A team, led by Wen-Qiang He, BMed, MMSc, PhD, School of Population Health, University of New South Wales, assessed the effectiveness and impact on mortality of HBV immunizations for infants against HBV infections.

Since 1991, HBV vaccines are part of the infant immunization schedule in the US, but data regarding the programs impact on mortality reduction is limited.

“Following the universal childhood HBV vaccination program introduced since 1990s globally, decreasing prevalence of HBV infection has been observed from studies in multiple countries, including countries with high endemicity of HBV as well as countries with low endemicity,” the authors wrote. “In 1991, the Advisory Committee on Immunization Practices (ACIP) recommended the universal childhood vaccination to eliminate HBV transmission in US.”

HBV Vaccinations

In the study, the investigators examined patients aged 6 years and older with a HBV vaccination history and an HBV serologic testing history from the National Health and Nutrition Examination Survey, 1999-2018.

They also followed adult participants with linked mortality records from 1999-2014. Overall, 64,107 participants were included in the final analysis, with 40.7% (n = 29,600) completing HBV vaccine series of at least 3 doses.
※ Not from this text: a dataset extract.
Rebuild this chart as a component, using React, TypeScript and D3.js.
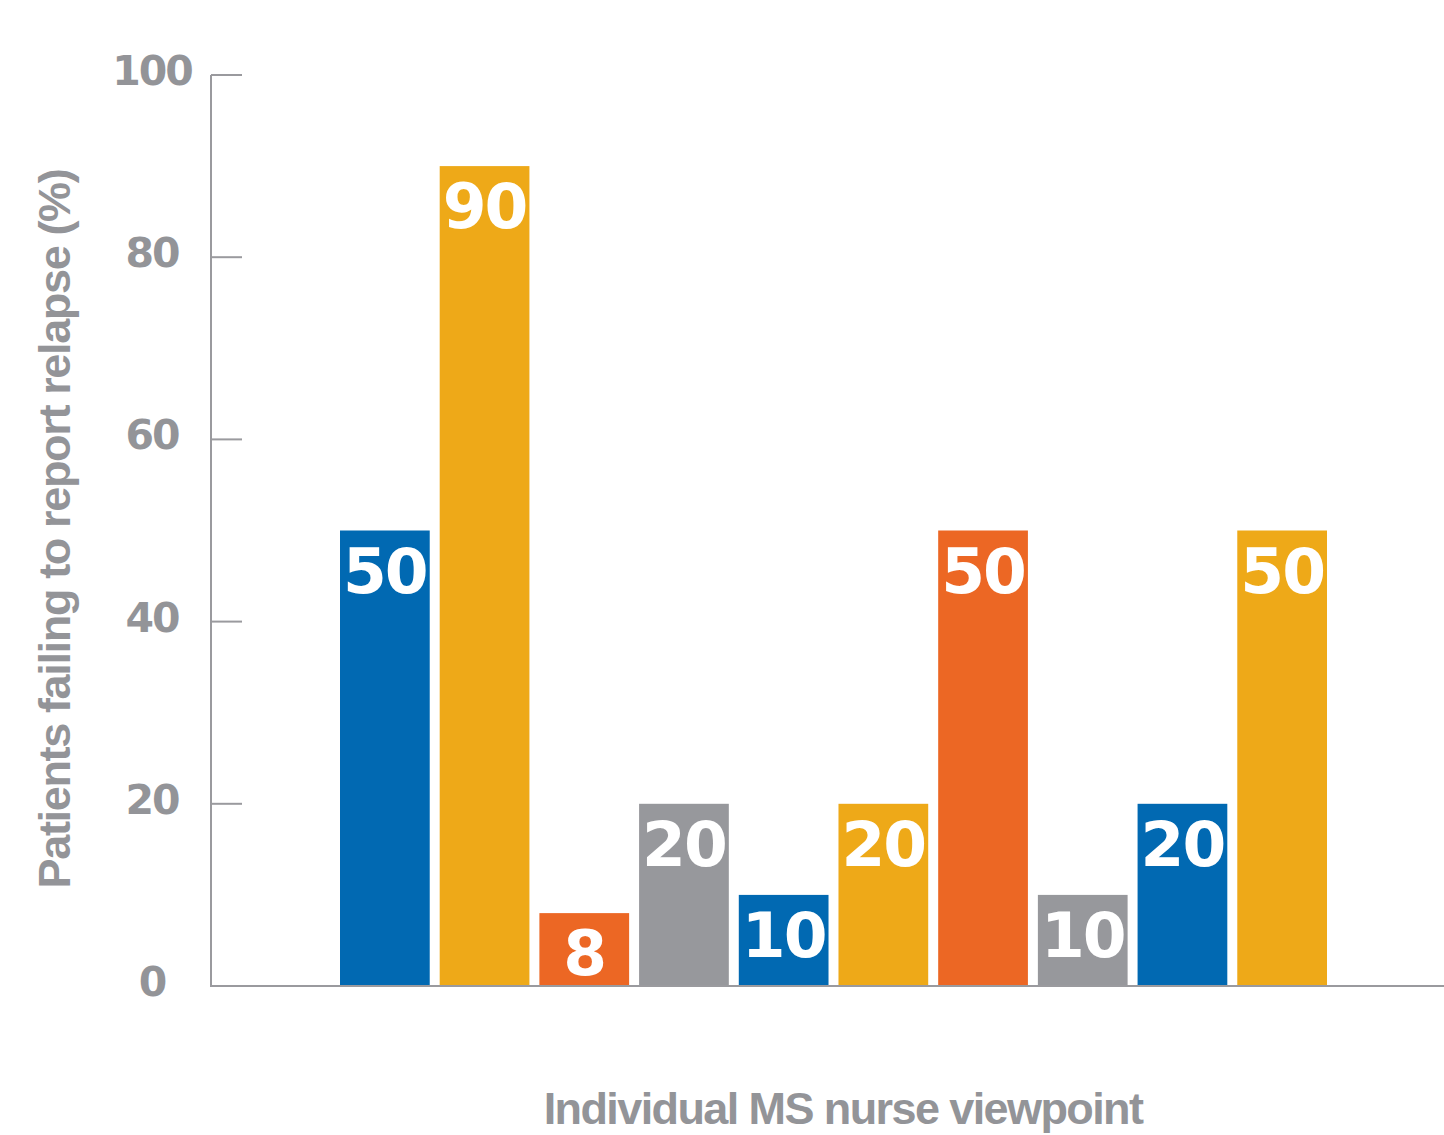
import React from "react";
import * as d3 from "d3";

const nurses = ["N1", "N2", "N3", "N4", "N5", "N6", "N7", "N8", "N9", "N10"];
const values = [50, 90, 8, 20, 10, 20, 50, 10, 20, 50];
const barColors = ["#0169B2", "#EEA918", "#EC6724", "#97989C", "#0169B2", "#EEA918", "#EC6724", "#97989C", "#0169B2", "#EEA918"];
const yTicks = [0, 20, 40, 60, 80, 100];
const yTitle = "Patients failing to report relapse (%)";
const xTitle = "Individual MS nurse viewpoint";

const W = 1444;
const H = 1135;
const AXIS = "#9A9A9E";
const TEXT = "#939498";
const NUM_FONT = "'DejaVu Sans', sans-serif";
const TITLE_FONT = "'Liberation Sans', Arial, sans-serif";

export default function App() {
  const y = d3.scaleLinear().domain([0, 100]).range([986, 75]);
  const x = d3.scaleBand<string>().domain(nurses).range([340, 1327]).paddingInner(0.1).paddingOuter(0);
  const axisX = 211;

  return (
    <svg width={W} height={H} style={{ position: "absolute", left: 0, top: 0, background: "#fff" }}>
      {nurses.map((n, i) => (
        <rect key={n} x={x(n)} y={y(values[i])} width={x.bandwidth()} height={y(0) - y(values[i])} fill={barColors[i]} />
      ))}
      {nurses.map((n, i) => (
        <text
          key={"l" + n}
          x={(x(n) as number) + x.bandwidth() / 2}
          y={y(values[i]) + 62}
          textAnchor="middle"
          fill="#fff"
          fontFamily={NUM_FONT}
          fontWeight="bold"
          fontSize={63}
          letterSpacing={-2}
        >
          {values[i]}
        </text>
      ))}
      <line x1={axisX} x2={axisX} y1={y(100)} y2={y(0)} stroke={AXIS} strokeWidth={2} />
      <line x1={axisX - 1} x2={W} y1={y(0)} y2={y(0)} stroke={AXIS} strokeWidth={2} />
      {yTicks.map((t) => (
        <g key={t}>
          <line x1={axisX} x2={242} y1={y(t)} y2={y(t)} stroke={AXIS} strokeWidth={2} />
          <text
            x={152}
            y={y(t) + 10}
            textAnchor="middle"
            fill={TEXT}
            fontFamily={NUM_FONT}
            fontWeight="bold"
            fontSize={41}
            letterSpacing={-2}
          >
            {t}
          </text>
        </g>
      ))}
      <text
        transform={`translate(70, 529) rotate(-90)`}
        textAnchor="middle"
        fill={TEXT}
        fontFamily={TITLE_FONT}
        fontWeight="bold"
        fontSize={45}
        letterSpacing={-1.35}
      >
        {yTitle}
      </text>
      <text
        x={843}
        y={1124}
        textAnchor="middle"
        fill={TEXT}
        fontFamily={TITLE_FONT}
        fontWeight="bold"
        fontSize={45}
        letterSpacing={-1.6}
      >
        {xTitle}
      </text>
    </svg>
  );
}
The investigators sought primary outcomes of mortality in all-cause mortality and secondary outcomes of cancer-related and cardiovascular-related mortality.
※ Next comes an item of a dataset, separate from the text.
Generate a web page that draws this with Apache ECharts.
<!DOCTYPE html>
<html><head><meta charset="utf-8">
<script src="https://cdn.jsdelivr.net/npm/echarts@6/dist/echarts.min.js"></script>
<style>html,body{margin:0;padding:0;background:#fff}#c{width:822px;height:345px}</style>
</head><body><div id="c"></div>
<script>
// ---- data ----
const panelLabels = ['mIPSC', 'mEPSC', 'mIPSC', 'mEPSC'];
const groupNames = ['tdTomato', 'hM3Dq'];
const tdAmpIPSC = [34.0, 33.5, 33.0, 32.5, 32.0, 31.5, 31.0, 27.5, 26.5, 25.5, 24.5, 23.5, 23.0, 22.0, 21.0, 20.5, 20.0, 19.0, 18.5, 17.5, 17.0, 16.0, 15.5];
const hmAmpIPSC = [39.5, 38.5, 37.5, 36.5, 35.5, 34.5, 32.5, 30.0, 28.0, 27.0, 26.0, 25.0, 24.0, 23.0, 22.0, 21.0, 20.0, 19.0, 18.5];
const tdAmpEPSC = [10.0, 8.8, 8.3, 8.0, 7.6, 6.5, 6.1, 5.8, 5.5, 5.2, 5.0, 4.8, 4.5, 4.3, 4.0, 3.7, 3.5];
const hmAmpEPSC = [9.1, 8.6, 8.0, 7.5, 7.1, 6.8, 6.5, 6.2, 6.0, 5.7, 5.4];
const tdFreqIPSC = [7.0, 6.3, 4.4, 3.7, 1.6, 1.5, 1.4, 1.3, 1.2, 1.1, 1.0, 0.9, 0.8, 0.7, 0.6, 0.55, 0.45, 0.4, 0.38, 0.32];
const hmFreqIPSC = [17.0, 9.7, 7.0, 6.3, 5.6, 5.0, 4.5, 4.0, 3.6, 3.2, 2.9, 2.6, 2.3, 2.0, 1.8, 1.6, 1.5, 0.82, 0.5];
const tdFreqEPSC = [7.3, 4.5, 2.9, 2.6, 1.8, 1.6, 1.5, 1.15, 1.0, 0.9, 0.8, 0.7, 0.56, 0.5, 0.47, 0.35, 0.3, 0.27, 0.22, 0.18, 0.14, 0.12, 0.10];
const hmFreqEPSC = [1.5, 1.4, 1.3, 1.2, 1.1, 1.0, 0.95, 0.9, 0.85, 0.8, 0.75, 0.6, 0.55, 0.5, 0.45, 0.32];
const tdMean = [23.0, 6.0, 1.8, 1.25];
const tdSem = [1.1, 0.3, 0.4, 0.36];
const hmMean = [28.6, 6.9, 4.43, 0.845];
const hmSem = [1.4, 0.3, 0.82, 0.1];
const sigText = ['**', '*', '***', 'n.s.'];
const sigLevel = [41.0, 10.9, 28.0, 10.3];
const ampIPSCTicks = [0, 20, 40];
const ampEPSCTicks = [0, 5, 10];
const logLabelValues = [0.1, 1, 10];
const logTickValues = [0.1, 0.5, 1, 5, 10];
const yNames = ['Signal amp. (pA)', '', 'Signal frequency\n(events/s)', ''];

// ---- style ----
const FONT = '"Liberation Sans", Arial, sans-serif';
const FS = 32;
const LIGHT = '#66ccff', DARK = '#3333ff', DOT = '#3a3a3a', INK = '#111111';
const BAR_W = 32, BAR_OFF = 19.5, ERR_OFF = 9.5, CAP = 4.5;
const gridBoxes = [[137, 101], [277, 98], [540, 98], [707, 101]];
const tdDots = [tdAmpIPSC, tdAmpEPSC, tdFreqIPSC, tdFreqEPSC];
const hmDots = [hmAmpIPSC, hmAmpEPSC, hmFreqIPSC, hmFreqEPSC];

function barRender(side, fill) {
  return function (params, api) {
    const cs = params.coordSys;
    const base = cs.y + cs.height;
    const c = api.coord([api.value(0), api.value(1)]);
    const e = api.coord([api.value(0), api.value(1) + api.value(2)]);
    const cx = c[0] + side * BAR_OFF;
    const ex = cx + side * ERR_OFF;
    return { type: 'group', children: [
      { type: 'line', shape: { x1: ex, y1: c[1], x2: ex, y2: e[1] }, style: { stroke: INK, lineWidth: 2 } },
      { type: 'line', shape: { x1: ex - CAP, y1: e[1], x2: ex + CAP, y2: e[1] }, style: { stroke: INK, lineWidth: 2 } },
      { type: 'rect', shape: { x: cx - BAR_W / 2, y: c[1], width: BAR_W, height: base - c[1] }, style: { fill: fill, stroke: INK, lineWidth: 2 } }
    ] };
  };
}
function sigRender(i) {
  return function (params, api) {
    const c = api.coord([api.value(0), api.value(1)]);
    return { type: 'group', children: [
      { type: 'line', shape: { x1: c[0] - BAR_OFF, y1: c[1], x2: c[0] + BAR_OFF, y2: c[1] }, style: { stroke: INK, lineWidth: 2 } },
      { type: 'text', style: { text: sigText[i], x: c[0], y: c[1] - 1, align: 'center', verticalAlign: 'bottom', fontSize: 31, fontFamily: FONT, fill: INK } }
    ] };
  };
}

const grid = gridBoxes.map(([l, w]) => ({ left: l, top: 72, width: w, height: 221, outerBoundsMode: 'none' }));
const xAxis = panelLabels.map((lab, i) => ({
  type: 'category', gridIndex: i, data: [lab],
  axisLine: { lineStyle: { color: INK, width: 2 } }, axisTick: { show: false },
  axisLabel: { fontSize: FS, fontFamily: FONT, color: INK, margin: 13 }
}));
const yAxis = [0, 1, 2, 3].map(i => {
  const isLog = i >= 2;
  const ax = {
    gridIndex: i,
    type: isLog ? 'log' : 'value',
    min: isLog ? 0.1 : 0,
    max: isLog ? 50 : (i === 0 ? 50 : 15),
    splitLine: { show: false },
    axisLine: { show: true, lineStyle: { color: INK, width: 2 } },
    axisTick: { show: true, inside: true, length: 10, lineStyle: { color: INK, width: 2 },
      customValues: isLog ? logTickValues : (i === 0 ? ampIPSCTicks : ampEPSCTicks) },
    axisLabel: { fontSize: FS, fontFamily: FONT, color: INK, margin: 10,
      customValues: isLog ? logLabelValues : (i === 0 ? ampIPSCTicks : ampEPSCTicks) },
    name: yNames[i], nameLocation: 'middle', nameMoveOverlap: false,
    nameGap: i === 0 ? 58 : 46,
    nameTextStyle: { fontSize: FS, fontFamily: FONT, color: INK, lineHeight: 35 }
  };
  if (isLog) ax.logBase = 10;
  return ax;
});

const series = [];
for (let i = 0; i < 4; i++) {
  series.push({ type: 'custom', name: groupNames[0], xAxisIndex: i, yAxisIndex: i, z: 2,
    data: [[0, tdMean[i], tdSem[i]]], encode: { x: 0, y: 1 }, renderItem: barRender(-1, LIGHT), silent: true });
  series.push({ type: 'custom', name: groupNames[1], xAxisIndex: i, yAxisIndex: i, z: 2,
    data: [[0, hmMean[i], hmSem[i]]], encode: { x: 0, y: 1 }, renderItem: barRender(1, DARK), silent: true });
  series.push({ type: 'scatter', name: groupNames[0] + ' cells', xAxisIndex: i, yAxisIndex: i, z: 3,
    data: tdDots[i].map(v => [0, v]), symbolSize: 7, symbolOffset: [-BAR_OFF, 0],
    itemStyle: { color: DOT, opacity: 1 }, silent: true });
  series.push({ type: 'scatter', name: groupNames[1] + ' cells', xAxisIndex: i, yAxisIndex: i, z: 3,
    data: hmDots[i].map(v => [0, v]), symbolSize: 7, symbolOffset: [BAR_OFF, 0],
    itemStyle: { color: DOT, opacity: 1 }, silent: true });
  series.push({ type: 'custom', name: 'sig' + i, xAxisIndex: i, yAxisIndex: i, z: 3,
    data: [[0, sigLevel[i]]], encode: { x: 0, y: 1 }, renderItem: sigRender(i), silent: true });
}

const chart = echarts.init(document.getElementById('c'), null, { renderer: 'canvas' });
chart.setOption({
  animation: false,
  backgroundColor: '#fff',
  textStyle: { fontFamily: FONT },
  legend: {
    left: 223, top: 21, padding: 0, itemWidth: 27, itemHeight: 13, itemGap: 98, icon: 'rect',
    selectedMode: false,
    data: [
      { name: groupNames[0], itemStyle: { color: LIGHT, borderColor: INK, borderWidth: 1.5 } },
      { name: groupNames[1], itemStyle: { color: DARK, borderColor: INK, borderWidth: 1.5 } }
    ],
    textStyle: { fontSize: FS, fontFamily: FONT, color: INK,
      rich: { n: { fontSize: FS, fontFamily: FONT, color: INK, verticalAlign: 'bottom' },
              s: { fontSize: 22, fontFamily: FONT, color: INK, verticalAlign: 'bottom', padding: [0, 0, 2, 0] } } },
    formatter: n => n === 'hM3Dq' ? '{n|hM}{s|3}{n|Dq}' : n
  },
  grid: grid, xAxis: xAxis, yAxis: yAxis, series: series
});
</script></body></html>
The team used multivariable logistic regression to compute vaccine effectiveness overall, by birth year, and age, and used Cox regression to estimate hazard ratios for all-cause, cancer-related, and cardiovascular-related mortality.
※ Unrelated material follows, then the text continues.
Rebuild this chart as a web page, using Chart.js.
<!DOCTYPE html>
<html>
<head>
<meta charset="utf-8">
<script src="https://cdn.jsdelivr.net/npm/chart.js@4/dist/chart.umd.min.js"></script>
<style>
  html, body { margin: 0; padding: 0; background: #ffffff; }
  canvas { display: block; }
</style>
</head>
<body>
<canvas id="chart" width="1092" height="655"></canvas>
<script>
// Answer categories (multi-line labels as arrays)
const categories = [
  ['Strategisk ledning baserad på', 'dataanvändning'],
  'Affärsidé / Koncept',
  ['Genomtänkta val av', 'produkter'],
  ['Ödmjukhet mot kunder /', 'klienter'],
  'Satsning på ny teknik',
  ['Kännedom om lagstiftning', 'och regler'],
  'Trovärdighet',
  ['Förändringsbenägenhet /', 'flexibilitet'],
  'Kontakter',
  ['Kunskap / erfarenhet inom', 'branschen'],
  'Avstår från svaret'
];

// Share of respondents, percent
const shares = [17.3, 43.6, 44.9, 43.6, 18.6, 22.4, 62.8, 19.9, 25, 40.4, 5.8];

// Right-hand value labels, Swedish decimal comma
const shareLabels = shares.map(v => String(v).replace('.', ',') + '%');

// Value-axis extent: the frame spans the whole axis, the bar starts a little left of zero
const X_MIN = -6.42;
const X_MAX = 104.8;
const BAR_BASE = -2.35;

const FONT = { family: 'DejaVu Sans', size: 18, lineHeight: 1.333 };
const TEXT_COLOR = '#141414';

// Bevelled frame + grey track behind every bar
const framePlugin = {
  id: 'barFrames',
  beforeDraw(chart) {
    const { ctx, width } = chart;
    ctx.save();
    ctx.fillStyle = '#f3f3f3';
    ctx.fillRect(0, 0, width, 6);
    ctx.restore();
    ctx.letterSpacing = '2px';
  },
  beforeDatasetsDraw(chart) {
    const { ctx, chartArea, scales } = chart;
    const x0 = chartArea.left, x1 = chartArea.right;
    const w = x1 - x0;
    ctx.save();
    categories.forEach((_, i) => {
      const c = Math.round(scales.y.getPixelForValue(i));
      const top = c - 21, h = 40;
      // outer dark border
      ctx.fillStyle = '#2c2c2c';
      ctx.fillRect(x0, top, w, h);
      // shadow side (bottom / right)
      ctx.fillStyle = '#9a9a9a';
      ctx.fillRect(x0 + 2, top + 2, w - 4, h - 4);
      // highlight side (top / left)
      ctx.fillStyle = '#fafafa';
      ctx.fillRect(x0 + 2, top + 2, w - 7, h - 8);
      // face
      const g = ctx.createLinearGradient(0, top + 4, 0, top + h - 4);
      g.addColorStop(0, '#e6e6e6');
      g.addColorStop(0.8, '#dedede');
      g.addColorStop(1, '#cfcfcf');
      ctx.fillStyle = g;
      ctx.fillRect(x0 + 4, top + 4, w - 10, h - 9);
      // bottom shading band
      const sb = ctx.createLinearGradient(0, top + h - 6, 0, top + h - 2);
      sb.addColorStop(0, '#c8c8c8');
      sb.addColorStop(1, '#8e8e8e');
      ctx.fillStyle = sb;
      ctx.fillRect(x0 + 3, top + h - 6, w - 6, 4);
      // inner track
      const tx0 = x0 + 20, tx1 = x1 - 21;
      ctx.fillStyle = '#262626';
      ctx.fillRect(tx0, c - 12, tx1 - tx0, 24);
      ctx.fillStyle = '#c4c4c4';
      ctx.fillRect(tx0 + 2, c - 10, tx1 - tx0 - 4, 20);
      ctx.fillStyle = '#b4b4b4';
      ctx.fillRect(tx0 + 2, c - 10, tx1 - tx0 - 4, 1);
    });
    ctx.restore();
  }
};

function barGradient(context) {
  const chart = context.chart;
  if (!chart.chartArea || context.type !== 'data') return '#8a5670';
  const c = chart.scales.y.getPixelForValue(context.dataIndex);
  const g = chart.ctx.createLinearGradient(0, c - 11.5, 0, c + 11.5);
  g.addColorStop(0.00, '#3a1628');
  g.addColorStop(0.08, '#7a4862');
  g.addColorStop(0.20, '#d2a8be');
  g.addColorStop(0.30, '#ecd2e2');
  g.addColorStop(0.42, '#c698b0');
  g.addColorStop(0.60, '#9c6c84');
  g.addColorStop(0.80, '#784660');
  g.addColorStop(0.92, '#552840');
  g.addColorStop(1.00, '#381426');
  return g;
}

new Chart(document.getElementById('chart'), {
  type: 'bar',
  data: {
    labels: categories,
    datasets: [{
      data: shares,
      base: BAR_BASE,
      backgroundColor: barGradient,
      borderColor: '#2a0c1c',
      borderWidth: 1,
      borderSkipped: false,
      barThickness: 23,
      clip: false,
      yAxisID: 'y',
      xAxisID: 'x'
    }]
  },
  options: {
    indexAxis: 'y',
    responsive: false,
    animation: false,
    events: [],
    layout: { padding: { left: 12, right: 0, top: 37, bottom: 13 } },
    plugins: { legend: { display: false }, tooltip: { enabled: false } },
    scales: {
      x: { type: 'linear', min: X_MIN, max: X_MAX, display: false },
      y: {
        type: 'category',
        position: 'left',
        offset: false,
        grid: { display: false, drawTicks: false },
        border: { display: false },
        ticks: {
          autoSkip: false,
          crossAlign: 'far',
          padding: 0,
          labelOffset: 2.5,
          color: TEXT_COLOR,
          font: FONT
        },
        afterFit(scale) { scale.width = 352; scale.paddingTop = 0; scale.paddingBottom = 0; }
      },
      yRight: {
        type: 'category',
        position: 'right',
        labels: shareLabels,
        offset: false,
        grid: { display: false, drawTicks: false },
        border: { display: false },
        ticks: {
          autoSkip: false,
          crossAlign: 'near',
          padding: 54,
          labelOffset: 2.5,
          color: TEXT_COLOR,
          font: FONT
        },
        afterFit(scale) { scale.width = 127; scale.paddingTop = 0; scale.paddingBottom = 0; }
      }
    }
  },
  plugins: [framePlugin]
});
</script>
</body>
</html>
The highest vaccination uptake occurred in individuals born after 1991, which was 86.5%. Vaccinated participants also had a higher prevalence of vaccine-induced immunity than unvaccinated individuals (47.2% vs. 7.4%).

Effectiveness and Mortality

For patients born after 1991, vaccine effectiveness was 58% (95% CI, 18-79%). Vaccine effectiveness increased to 85% in individuals older than 20 years (mean age, 22), but there was no effect found among those born prior to 1990.

In addition HBV vaccinations reduced the risk of all-cause mortality (HR, 0.78; 95% CI, 0.69-0.90) and cancer-related mortality (HR, 0.76; 95% CI, 0.58-1.00).

However, HBV vaccination was not associated with any reductions in cardiovascular-related mortality.

“In universal infant vaccination era, HBV vaccine showed substantial effectiveness against HBV infection and maintained strong protection for 20 years,” the authors wrote. “It was also associated with reduced risk of all-cause and cancer-related mortality.”

Limitations

However, while HBV vaccinated provided clear effectiveness against HBV for at least 20 years, the investigators cautioned that further research is needed to confirm these associations with liver-related mortality for a longer follow-up period.

The investigators also said there are a number of reasons to be cautious about the data.

“The association of HBV vaccination with reduced risk of all-cause and cancer-related mortality may be skewed by the population accepting vaccination,” the authors wrote. “As described previously, the vaccinated population might be generally healthier compared to unvaccinated population.”

The study, “The impact of hepatitis B vaccination in United States, 1999-2018,” was published online in Hepatology.